I am thinking about replacing the open sights on my Savage ML-II with Williams peeps. Is the accuracy advantage worth it? How is the field of view? How are they in low light? Any help would be appreciated.
Well, I would expect that you will get answers to both sights work well for some folks. I prefer open sights as I have shot both. I find the peeps more accurate, however, you can't see them very well in low light. AND, since I am getting older, my sight sucks. I can spot a elk at 20 miles, I just can't read! So, the open sights work better for me and I shoot a traditional muzzleloader. Here are a couple of bucks taken with open sights the last couple of years.
"Every man has a purpose---------mine is to be behind a rifle.........."
"I'd rather wake up in the middle of nowhere than be in any city on earth." ---Steve McQueen
I switched to peeps a number of years back and really like them. I use a very large aperture and it works well in dark elk timber as well as on the plains. My Hawken has a silver blade front and using irons with it remains pretty good as I age. But for me, peeps on muzzleloaders is where it is at.
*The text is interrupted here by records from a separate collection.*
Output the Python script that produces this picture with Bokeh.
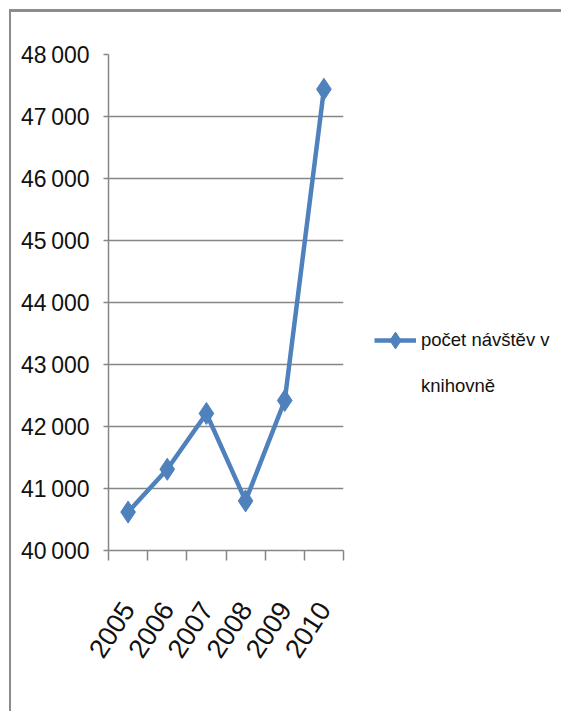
import math
from bokeh.plotting import figure
from bokeh.models import Range1d, FixedTicker, Legend, LegendItem, ColumnDataSource
from bokeh.embed import file_html
from bokeh.resources import INLINE

years = ["2005", "2006", "2007", "2008", "2009", "2010"]
visits = [40620, 41310, 42210, 40800, 42420, 47440]
y_ticks = [40000, 41000, 42000, 43000, 44000, 45000, 46000, 47000, 48000]
series_name_lines = ["počet návštěv v", "knihovně"]

FONT = "'Liberation Sans Narrow', 'Liberation Sans', sans-serif"
BLUE = "#4f81bd"
GRAY = "#868686"

x_pos = [i + 0.5 for i in range(len(years))]
src = ColumnDataSource(dict(x=x_pos, y=visits, year=years))

p = figure(frame_width=235, frame_height=496, output_backend="svg", toolbar_location=None,
           x_range=Range1d(0, len(years)), y_range=Range1d(y_ticks[0], y_ticks[-1]),
           min_border_left=97, min_border_right=10, min_border_top=42, min_border_bottom=161)
p.styles = {"border-top": "3px solid #8c8c8c", "border-left": "2px solid #8c8c8c",
            "margin-left": "9px", "margin-top": "9px"}
p.outline_line_color = None
p.background_fill_color = "white"
p.border_fill_color = "white"

r_line = p.line("x", "y", source=src, line_color=BLUE, line_width=4.5)
r_mark = p.scatter("x", "y", source=src, marker="diamond", size=22,
                   fill_color=BLUE, line_color=BLUE)

# x axis
xa = p.xaxis[0]
xa.ticker = FixedTicker(ticks=x_pos, minor_ticks=list(range(len(years) + 1)))
xa.major_label_overrides = {x: y for x, y in zip(x_pos, years)}
xa.major_tick_out = 0
xa.major_tick_in = 0
xa.minor_tick_out = 10
xa.minor_tick_in = 0
xa.minor_tick_line_color = GRAY
xa.minor_tick_line_width = 1.5
xa.axis_line_color = GRAY
xa.axis_line_width = 1.5
xa.major_label_orientation = math.radians(57)
xa.major_label_standoff = 44
xa.major_label_text_font = FONT
xa.major_label_text_font_size = "27px"
xa.major_label_text_color = "#111111"

# y axis
ya = p.yaxis[0]
ya.ticker = FixedTicker(ticks=y_ticks)
ya.major_label_overrides = {v: f"{v:,}".replace(",", "\u2009") for v in y_ticks}
ya.major_tick_out = 5
ya.major_tick_in = 0
ya.minor_tick_out = 0
ya.minor_tick_in = 0
ya.major_tick_line_color = GRAY
ya.major_tick_line_width = 1.5
ya.axis_line_color = GRAY
ya.axis_line_width = 1.5
ya.major_label_standoff = 14
ya.major_label_text_font = FONT
ya.major_label_text_font_size = "23px"
ya.major_label_text_color = "#111111"

p.xgrid.visible = False
p.ygrid.ticker = FixedTicker(ticks=y_ticks)
p.ygrid.grid_line_color = GRAY
p.ygrid.grid_line_width = 1.5

legend = Legend(items=[LegendItem(label=series_name_lines[0], renderers=[r_line, r_mark]),
                       LegendItem(label=series_name_lines[1], renderers=[])],
                location=(31, 141), orientation="vertical")
legend.border_line_color = None
legend.background_fill_alpha = 0
legend.padding = 0
legend.margin = 0
legend.spacing = 0
legend.glyph_width = 42
legend.glyph_height = 46
legend.label_height = 24
legend.label_standoff = 5
legend.label_text_font = FONT
legend.label_text_font_size = "18.5px"
legend.label_text_color = "#111111"
p.add_layout(legend, "right")

open("out.html", "w").write(file_html(p, INLINE))
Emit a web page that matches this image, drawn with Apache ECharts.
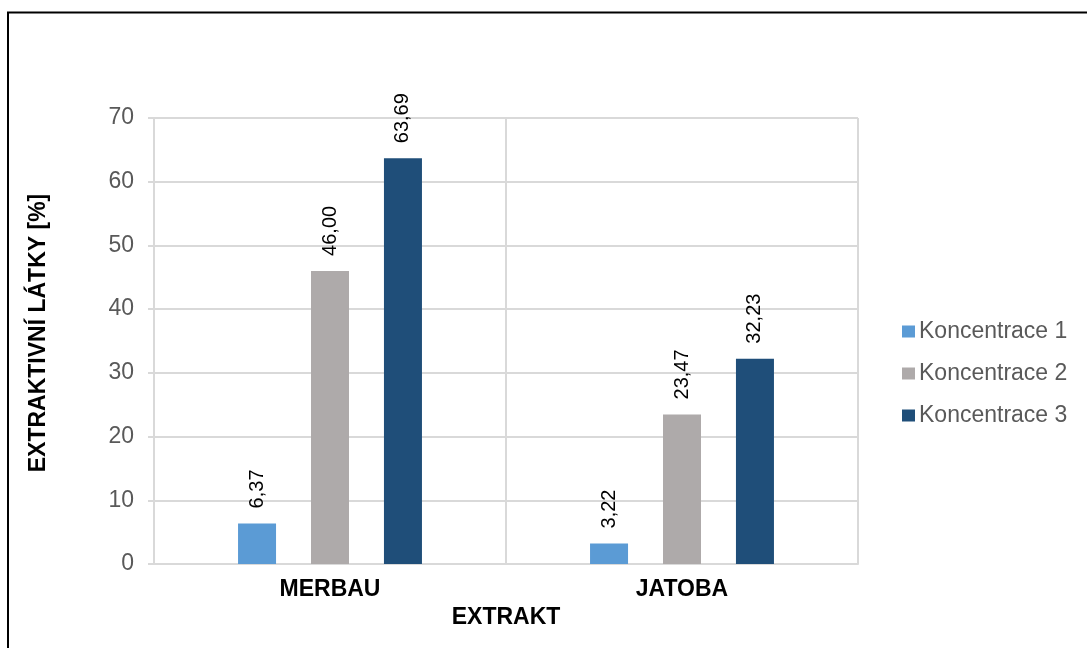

Peep/Aperture sites are best for round targets, and open/blade sights are best for hunting.
Aperture sights can be adjusted for size and help with light and clarity, but when hunting
they tend to make the hunter shoot center mass (A possible gut shot) but the blade/aperture
type does not, so they are best for hunting.
Thanks for all the help. I had decided I was going to try some Williams peep sights but after over a week of trying to talk to someone at Williams about what pieces I needed for my Savage to no avail I have given up. I will stick with the open sights for this season. I am still interested in others opinions as I may try some peeps later.
I run Williams peeps on my iron sighted MLs. They work fine, especially with the integrated fiber optic dots. I have them on my T/C 44mag Deerhunter as well. Out to ~100-120 yds, as far as I plan to shoot with these guns, they are excellent.
With a rear peep and a front globe, there is absolutely nothing about these sights that makes one shoot center of mass. Your eye centers the front sight in the rear aperture, and you sight the gun in so the bullet impacts the point at the top of the front globe.